It is time to present two of my all-time favorites among humanistic thinkers of the past. Number one on my list is early Greek philosopher Epicurus. He did create a comprehensive and wholly rational recipe on how to attain a maximal state of peace of mind.
My second choice is the Roman emperor-philosopher Marcus Aurelius. He did teach how to use self-restraint for achieving tranquility of mind.
These two great men had much in common. Marcus Aurelius was well aware of the teachings of the much earlier Epicurus, even if he belonged to a competing school of philosophy. Marcus Aurelius was a Stoic and Stoicism did compete for followers with Epicureanism in the time of Marcus Aurelius.
Stoics did, in fact, at times pour scorn over Epicurus. However, the fact remains that their philosophy contains very many elements that were taken quite straight out of Epicureanism. Many ideas that were presented by Marcus Aurelius could have as well been uttered by Epicurus or his followers as well .
One could say that Epicurus concentrated in controlling and channeling ones desires as a way for reaching happiness. On the other hand Marcus Aurelius concentrated more on how to control oneself in the difficult web of social interactions that play so crucial part in human life.
Both did present extremely crucial and basic truths about the way how humans still act and think. However, I do not think that either did find a one-size fits all solution for a happy and fulfilling life.
There is so much diversity between humans that there simply does not exist a solution that could fulfill the needs of all, as Christianity or Islam so extremely boldly claim. By combining the best parts of Epicureanism and Stoicism one can get much nearer to a universal recipe for a happy and fulfilling life, than Christianity has ever achieved to present.
The big difference is that Epicurus and Marcus Aurelius argue on a rational basis on how a person should behave to achieve happiness and to be a good citizen in one's social setting. Christianity makes very similar claims based on very dubious divine authority alone.
Of course, there is a rational basis for some of the teachings of Christianity also. This rationality is, however, destroyed by other elements of this faith. These rational ideas are justified by revelation and their assumed 'divine' origin and not by their usefulness and utility-value.
So, even the rational parts of this faith will became objects of pure faith. They end up in the same position as the most irrational aspects of that faith.
There is very little in the basic teaching of Epicurus or Marcus Aurelius that could be shown to be completely false even in a modern society. They based their ideas wholly on rational observation of humans and workings of human societies and did not claim anything more.

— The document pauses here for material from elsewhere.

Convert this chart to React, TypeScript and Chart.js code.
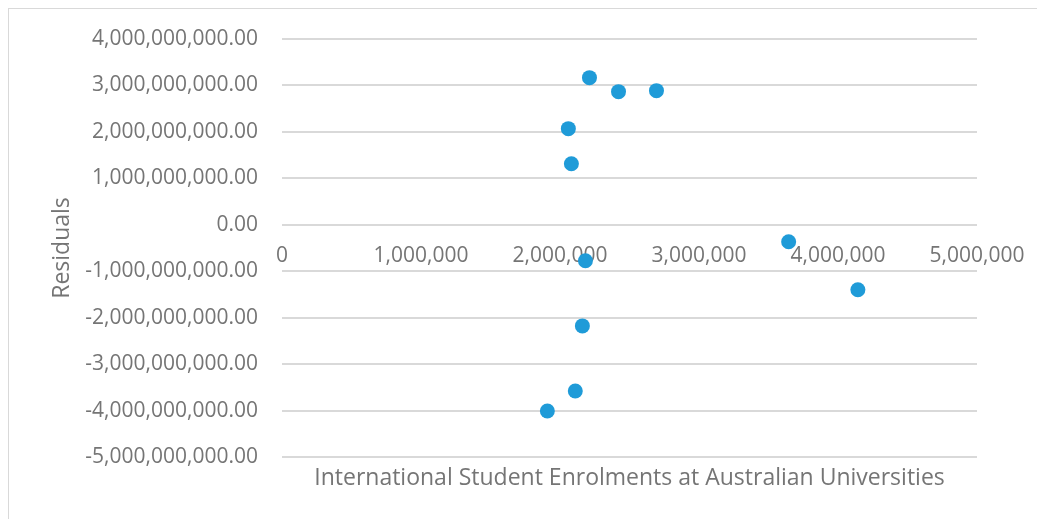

One can naturally well argue that Epicurus and Marcus Aurelius are not wholly secular thinkers. Both did have some kind of concept of 'god'. This is true if this idea was mostly stocked away in shadier parts of their thinking. However, their god was not at all the personal, vengeful and angry god of Judaism, Christianity or Islam, but more or less just the nature in itself.
Their pantheistic god was in reality just a concept that was used to explain away things that did have an explanation at that time. It was, in fact, just a placeholder for question mark as I have argued before in this blog. Their 'god' did not tell people how to behave themselves and did not affect the real world in any way. This conceptual god did not affect their philosophy in any meaningful way.
Epicurus or Marcus Aurelius did not have any kind of divine revelations, but they were just very wise men who did put time and effort into thinking how a human being should behave to maximize his or her happiness.